RECORDED DATA
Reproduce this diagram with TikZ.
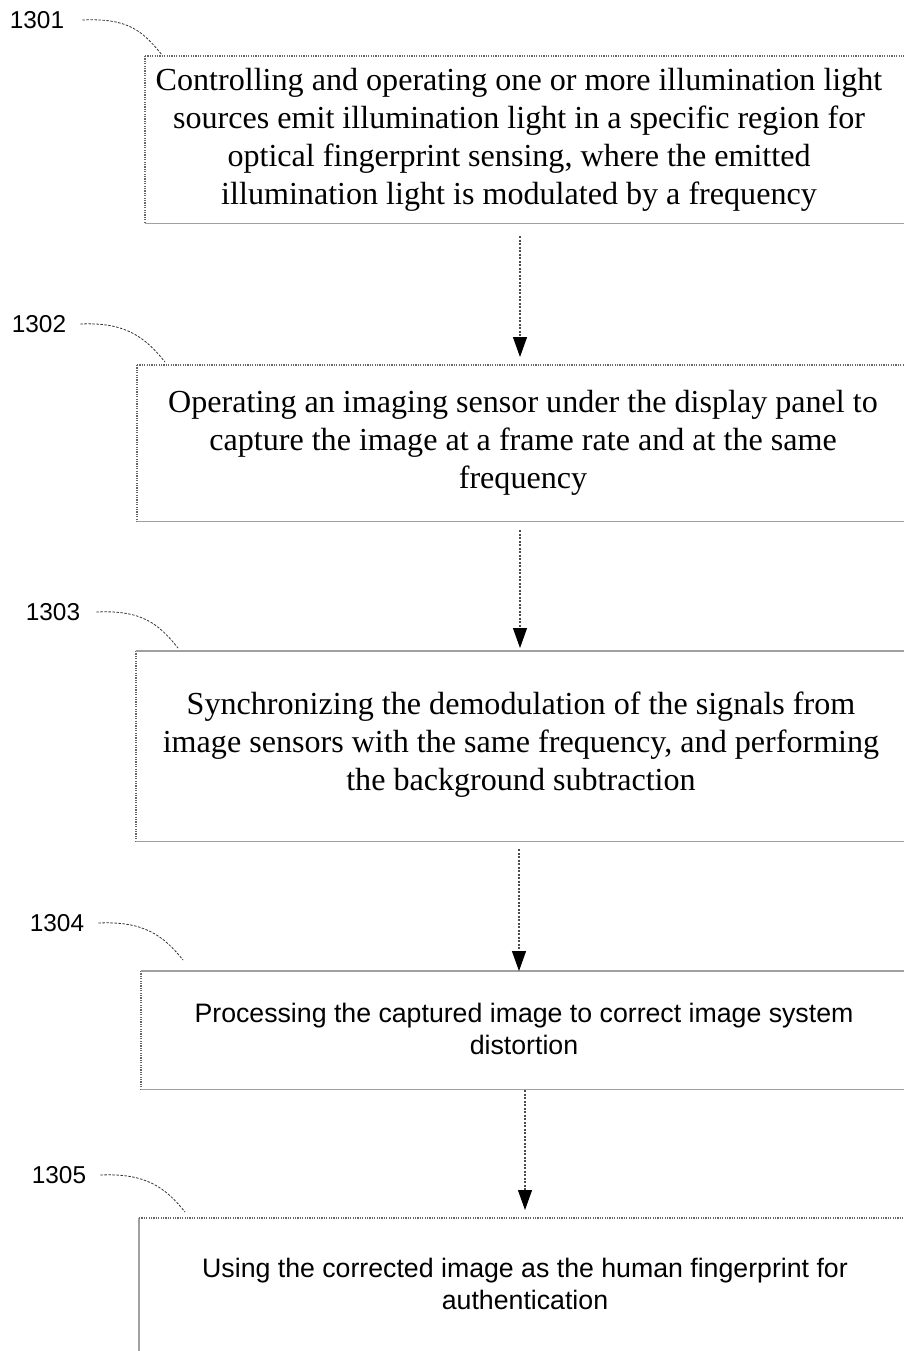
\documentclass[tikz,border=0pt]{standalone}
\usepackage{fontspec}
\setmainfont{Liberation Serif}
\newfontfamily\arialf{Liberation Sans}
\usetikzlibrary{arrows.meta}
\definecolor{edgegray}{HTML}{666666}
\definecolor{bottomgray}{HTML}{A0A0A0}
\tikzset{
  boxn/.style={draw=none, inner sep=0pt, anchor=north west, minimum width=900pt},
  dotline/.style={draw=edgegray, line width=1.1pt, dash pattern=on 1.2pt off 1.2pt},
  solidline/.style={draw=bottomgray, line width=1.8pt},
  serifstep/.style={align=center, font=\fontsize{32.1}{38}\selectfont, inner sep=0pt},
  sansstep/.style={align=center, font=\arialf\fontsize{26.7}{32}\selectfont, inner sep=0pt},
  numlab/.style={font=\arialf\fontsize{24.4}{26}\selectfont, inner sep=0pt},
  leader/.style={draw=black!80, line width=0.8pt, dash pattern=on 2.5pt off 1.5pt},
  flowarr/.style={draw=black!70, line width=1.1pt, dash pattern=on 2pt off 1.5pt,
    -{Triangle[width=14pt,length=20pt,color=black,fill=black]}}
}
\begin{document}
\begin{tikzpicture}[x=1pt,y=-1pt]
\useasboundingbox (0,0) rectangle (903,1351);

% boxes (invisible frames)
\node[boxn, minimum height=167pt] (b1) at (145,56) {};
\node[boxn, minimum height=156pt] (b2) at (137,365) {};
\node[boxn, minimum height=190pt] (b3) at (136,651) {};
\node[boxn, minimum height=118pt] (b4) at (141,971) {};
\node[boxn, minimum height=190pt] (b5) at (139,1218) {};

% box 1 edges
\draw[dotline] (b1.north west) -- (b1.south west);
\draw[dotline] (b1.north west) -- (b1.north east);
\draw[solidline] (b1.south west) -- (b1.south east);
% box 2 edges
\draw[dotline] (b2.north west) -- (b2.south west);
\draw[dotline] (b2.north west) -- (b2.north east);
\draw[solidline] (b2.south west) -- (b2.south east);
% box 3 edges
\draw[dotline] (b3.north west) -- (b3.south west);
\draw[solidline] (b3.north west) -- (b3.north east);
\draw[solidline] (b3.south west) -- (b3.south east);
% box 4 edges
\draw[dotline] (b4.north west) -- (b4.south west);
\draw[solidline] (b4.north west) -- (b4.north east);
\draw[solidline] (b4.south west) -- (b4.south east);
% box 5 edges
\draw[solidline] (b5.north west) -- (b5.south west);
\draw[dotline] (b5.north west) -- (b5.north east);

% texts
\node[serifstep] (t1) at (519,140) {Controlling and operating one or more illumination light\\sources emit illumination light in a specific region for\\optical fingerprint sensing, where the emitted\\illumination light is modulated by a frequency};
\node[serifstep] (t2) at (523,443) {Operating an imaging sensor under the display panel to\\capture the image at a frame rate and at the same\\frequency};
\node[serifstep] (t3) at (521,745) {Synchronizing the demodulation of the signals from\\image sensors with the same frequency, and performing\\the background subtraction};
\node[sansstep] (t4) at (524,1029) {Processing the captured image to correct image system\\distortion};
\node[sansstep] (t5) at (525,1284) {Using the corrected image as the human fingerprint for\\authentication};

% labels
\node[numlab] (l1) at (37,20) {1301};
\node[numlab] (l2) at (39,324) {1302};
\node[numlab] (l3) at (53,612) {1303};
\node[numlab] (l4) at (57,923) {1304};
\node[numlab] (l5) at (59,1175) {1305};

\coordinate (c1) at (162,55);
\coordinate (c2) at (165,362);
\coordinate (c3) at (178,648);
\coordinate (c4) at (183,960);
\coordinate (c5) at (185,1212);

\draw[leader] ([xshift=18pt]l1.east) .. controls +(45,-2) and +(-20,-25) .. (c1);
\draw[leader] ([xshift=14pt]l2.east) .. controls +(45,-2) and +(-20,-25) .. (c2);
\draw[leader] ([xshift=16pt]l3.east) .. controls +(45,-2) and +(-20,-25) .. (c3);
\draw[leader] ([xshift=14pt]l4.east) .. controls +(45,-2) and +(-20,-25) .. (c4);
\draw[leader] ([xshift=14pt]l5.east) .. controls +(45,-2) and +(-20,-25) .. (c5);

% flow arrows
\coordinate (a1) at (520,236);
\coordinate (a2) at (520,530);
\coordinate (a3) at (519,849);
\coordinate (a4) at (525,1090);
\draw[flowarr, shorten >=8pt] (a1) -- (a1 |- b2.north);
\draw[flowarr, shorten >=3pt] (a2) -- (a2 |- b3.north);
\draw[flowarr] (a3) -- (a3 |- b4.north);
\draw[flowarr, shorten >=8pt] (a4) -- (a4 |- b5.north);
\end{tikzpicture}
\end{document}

WHAT YOU ARE ASKED TO DO
Send back the data above word for word, with the pictures left out.

WORKED SOLUTION
Reproduce this diagram with TikZ.
\documentclass[tikz,border=0pt]{standalone}
\usepackage{fontspec}
\setmainfont{Liberation Serif}
\newfontfamily\arialf{Liberation Sans}
\usetikzlibrary{arrows.meta}
\definecolor{edgegray}{HTML}{666666}
\definecolor{bottomgray}{HTML}{A0A0A0}
\tikzset{
  boxn/.style={draw=none, inner sep=0pt, anchor=north west, minimum width=900pt},
  dotline/.style={draw=edgegray, line width=1.1pt, dash pattern=on 1.2pt off 1.2pt},
  solidline/.style={draw=bottomgray, line width=1.8pt},
  serifstep/.style={align=center, font=\fontsize{32.1}{38}\selectfont, inner sep=0pt},
  sansstep/.style={align=center, font=\arialf\fontsize{26.7}{32}\selectfont, inner sep=0pt},
  numlab/.style={font=\arialf\fontsize{24.4}{26}\selectfont, inner sep=0pt},
  leader/.style={draw=black!80, line width=0.8pt, dash pattern=on 2.5pt off 1.5pt},
  flowarr/.style={draw=black!70, line width=1.1pt, dash pattern=on 2pt off 1.5pt,
    -{Triangle[width=14pt,length=20pt,color=black,fill=black]}}
}
\begin{document}
\begin{tikzpicture}[x=1pt,y=-1pt]
\useasboundingbox (0,0) rectangle (903,1351);

% boxes (invisible frames)
\node[boxn, minimum height=167pt] (b1) at (145,56) {};
\node[boxn, minimum height=156pt] (b2) at (137,365) {};
\node[boxn, minimum height=190pt] (b3) at (136,651) {};
\node[boxn, minimum height=118pt] (b4) at (141,971) {};
\node[boxn, minimum height=190pt] (b5) at (139,1218) {};

% box 1 edges
\draw[dotline] (b1.north west) -- (b1.south west);
\draw[dotline] (b1.north west) -- (b1.north east);
\draw[solidline] (b1.south west) -- (b1.south east);
% box 2 edges
\draw[dotline] (b2.north west) -- (b2.south west);
\draw[dotline] (b2.north west) -- (b2.north east);
\draw[solidline] (b2.south west) -- (b2.south east);
% box 3 edges
\draw[dotline] (b3.north west) -- (b3.south west);
\draw[solidline] (b3.north west) -- (b3.north east);
\draw[solidline] (b3.south west) -- (b3.south east);
% box 4 edges
\draw[dotline] (b4.north west) -- (b4.south west);
\draw[solidline] (b4.north west) -- (b4.north east);
\draw[solidline] (b4.south west) -- (b4.south east);
% box 5 edges
\draw[solidline] (b5.north west) -- (b5.south west);
\draw[dotline] (b5.north west) -- (b5.north east);

% texts
\node[serifstep] (t1) at (519,140) {Controlling and operating one or more illumination light\\sources emit illumination light in a specific region for\\optical fingerprint sensing, where the emitted\\illumination light is modulated by a frequency};
\node[serifstep] (t2) at (523,443) {Operating an imaging sensor under the display panel to\\capture the image at a frame rate and at the same\\frequency};
\node[serifstep] (t3) at (521,745) {Synchronizing the demodulation of the signals from\\image sensors with the same frequency, and performing\\the background subtraction};
\node[sansstep] (t4) at (524,1029) {Processing the captured image to correct image system\\distortion};
\node[sansstep] (t5) at (525,1284) {Using the corrected image as the human fingerprint for\\authentication};

% labels
\node[numlab] (l1) at (37,20) {1301};
\node[numlab] (l2) at (39,324) {1302};
\node[numlab] (l3) at (53,612) {1303};
\node[numlab] (l4) at (57,923) {1304};
\node[numlab] (l5) at (59,1175) {1305};

\coordinate (c1) at (162,55);
\coordinate (c2) at (165,362);
\coordinate (c3) at (178,648);
\coordinate (c4) at (183,960);
\coordinate (c5) at (185,1212);

\draw[leader] ([xshift=18pt]l1.east) .. controls +(45,-2) and +(-20,-25) .. (c1);
\draw[leader] ([xshift=14pt]l2.east) .. controls +(45,-2) and +(-20,-25) .. (c2);
\draw[leader] ([xshift=16pt]l3.east) .. controls +(45,-2) and +(-20,-25) .. (c3);
\draw[leader] ([xshift=14pt]l4.east) .. controls +(45,-2) and +(-20,-25) .. (c4);
\draw[leader] ([xshift=14pt]l5.east) .. controls +(45,-2) and +(-20,-25) .. (c5);

% flow arrows
\coordinate (a1) at (520,236);
\coordinate (a2) at (520,530);
\coordinate (a3) at (519,849);
\coordinate (a4) at (525,1090);
\draw[flowarr, shorten >=8pt] (a1) -- (a1 |- b2.north);
\draw[flowarr, shorten >=3pt] (a2) -- (a2 |- b3.north);
\draw[flowarr] (a3) -- (a3 |- b4.north);
\draw[flowarr, shorten >=8pt] (a4) -- (a4 |- b5.north);
\end{tikzpicture}
\end{document}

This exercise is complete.